At the heart of Warren's ideological vision is a clear demand that the market and property rights be subordinate to the human needs and democratic will of the community.
Warren as Radical Leader
Even as the corporate Right has been determined to conquer the courts in order to shape the law to further corporate interests, the liberal movement has been remarkably unfocused on the role of law in promoting economic inequality through the rules of the market.
Liberals have tended to treat battles in the courts as the place where social issues like abortion and gay marriage battles play out, while reserving their energy fighting economic inequality for tax and budget battles. Based on her corporate bankruptcy writings and current proposals, a Warren Presidency, probably even more than a Sanders Presidency, would refocus the liberal-left on how legal rules decide winners and losers in the economy before a widget is produced or a line of code is written.

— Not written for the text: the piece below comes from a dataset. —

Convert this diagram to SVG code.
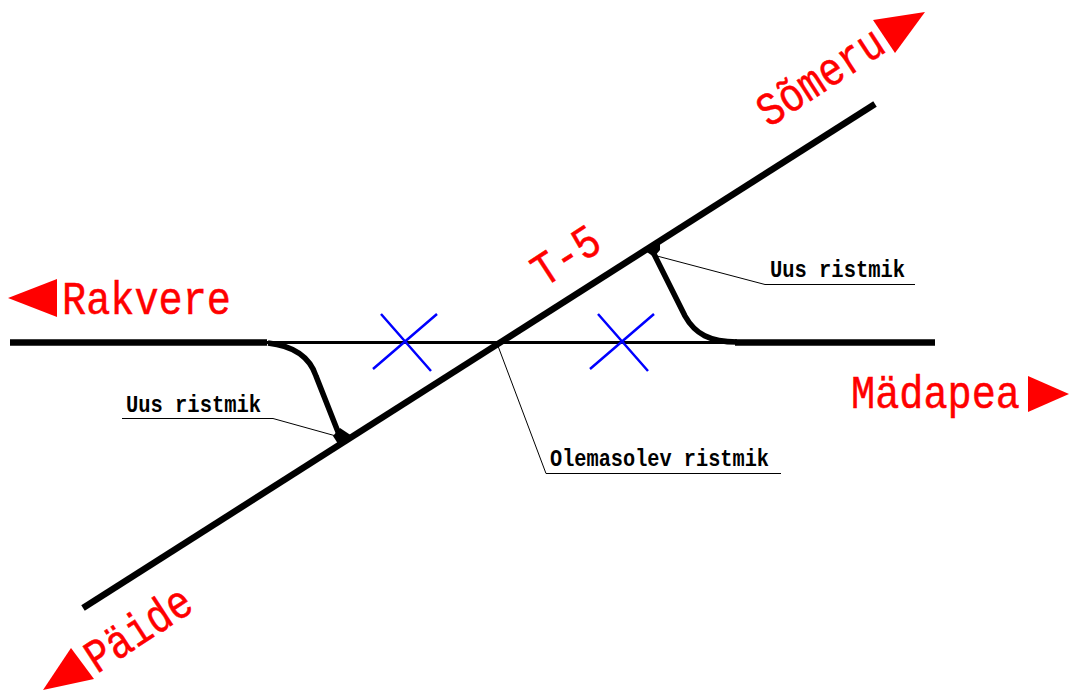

All her skepticism of markets is reflected in Warren’s array of economic plans in her Presidential run which systematically subordinates every market and property rights claim to regulatory supervision. Most on point is her proposed "Accountable Capitalism Act" that would take supervision of large corporations away from the states and put them under federal regulation- and require them to "consider the interests of all corporate stakeholders—including employees, customers, shareholders, and the communities in which the company operates," exactly the broader stakeholder interests usually considered only once companies have failed and gone into bankruptcy court.
Warren may call herself a "capitalist to my bones" but it is a "capitalism" in opposition to the systematic valorization of property rights and market solutions that is currently embedded in our economic and legal system.
Warren has spent decades arguing markets are the legal creation of government rules and argues for far-reaching changes in how that government should design those rules. Whatever you call it, Warren’s analysis dating back thirty years and the proposals she now promotes reflects an ideology that would make her orders of magnitude more radical than any President in our history.